Con quattro auto, il gruppo era partito da Roma all’alba. Tra loro i componenti si conoscevano appena: avevano visto in bacheca, alla sezione del Cai, il programma dell’escursione e gli era piaciuto. In programma c’era la scalata con i ramponi e sci in spalla del versante Nord di monte Cagno, attraverso il ”canalino” San Martino d’Ocre. chiamato così dal nome della località ai piedi della montagna. Quasi in prossimità della vetta, poco prima di mezzogiorno, la tragedia. Il gruppo di testa, quello formato dai più esperti, ha ”tagliato” camminandoci sopra, una lastra di neve ghiacciata (spessa dai 3 ai 5 centimetri), ammassata nel canalone dal vento sopra lo strato di neve ”farinosa” (circa 70 centimetri) caduta nei giorni scorsi che non s’era ancora compattata con i trenta centimetri, già solidi, della prima nevicata. È stato un attimo. La lastra, turbinando neve farinosa ed ingigantendo sempre di più nella sua discesa, ha preso in pieno il secondo gruppo, in coda al quale c’era Bernardini che in quel momento stava riprendendo fiato. «Ho cercato di restare a galla- dice Luan Fulung, cinese di 35 anni che vive a Roma, anche lui ferito- mentre venivo trascinato da una furia.

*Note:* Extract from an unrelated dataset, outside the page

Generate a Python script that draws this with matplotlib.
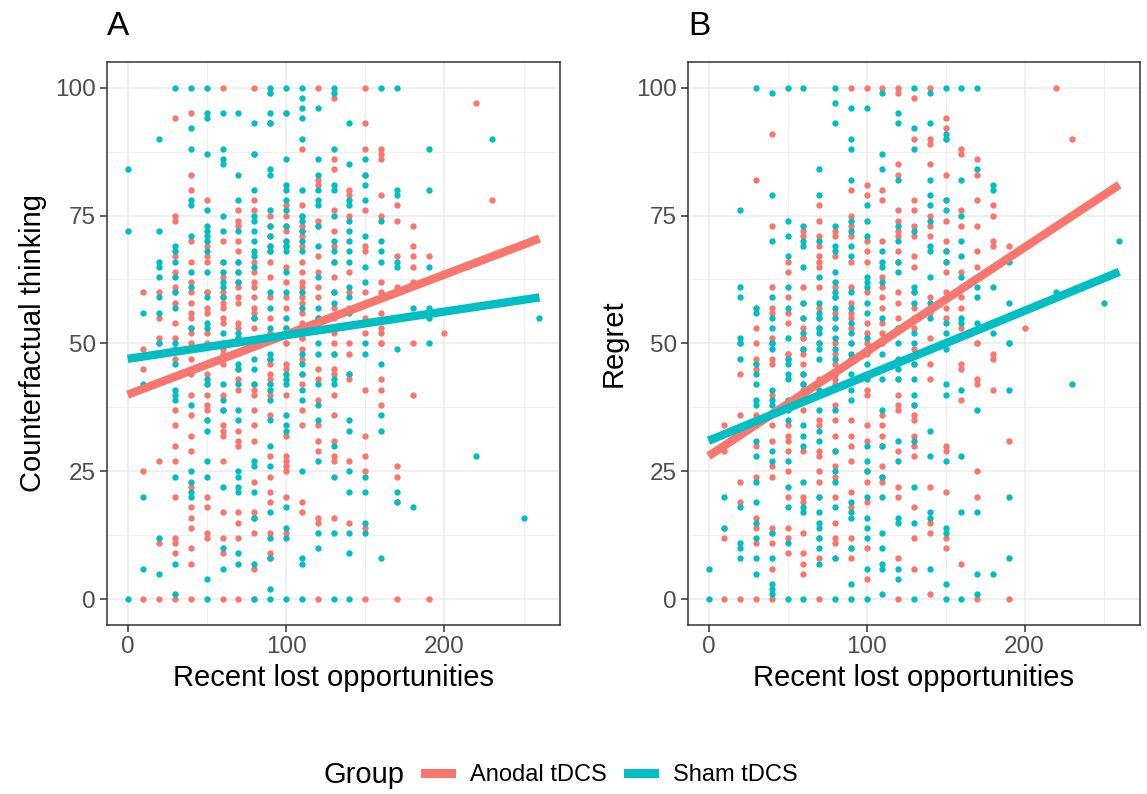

Ho creduto di morire soffocato dalla neve. Ma sono riuscito a tenere fuori la mano con cui reggevo la piccozza. Poi qualcuno è subito venuto ad aiutarmi». Subito, infatti, chi era rimasto indenne, ha prestato soccorso. Alcuni, tra cui l’ingegner Giorgio Landi, professore ordinario all’Università di Roma e amico di Bernardini, e la Francescone, pur ferita, col suo fidanzato Andrea Morotti, sono scesi a valle a dare l’allarme. Erano da poco passate le 13.

La macchina dei soccorsi è scattata immediatamente. I vigili del fuoco subito approntato un campo-base nei pressi di San Martino. Qui, con due elicotteri (uno dei vigili, l’altro del soccorso aereo di Ciampino) sono arrivati nel punto della slavina gli esperti del Soccorso Alpino. All’Aquila, intanto, il prefetto Calogero Cosenza in persona coordinava le operazioni. Si temeva un massacro. La tempestività degli interventi lo ha evitato. Anche perché la valanga aveva, per fortuna, ”sputato” fuori tutti quelli che aveva travolto, meno uno. Alcuni erano feriti, altri avevano ancora le gambe nella neve: ma con l’aiuto di tre alpinisti del gruppo rimasti nel canalone, gli uomini del soccorso alpino sono riusciti a recuperare tutti. Caricati i feriti sugli elicotteri, in sette sono stati trasportati all’ospedale dell’Aquila: Lucia Piloti, Mario Antonio Servidio, Patrizia Francescone, Luan Fulung, Sante Savini, Mario Faraone e Claudio Guidi, quest’ultimo uno delle guide della spedizione.

All’appello mancava però Bernardini. Si è provato in tutti i modi: coi cani antivalanga, con le sonde, con una piccola ruspa. Nulla da fare, anche perché il gruppo non era dotato degli speciali bip antivalanga. Passavano le ore e le speranze si andavano smorzando. Finché intorno alle 17, quando ormai era buio, è stato trovato il corpo. Era in fondo a un canalone che gli esperti alpinisti avrebbero decisamente sconsigliato.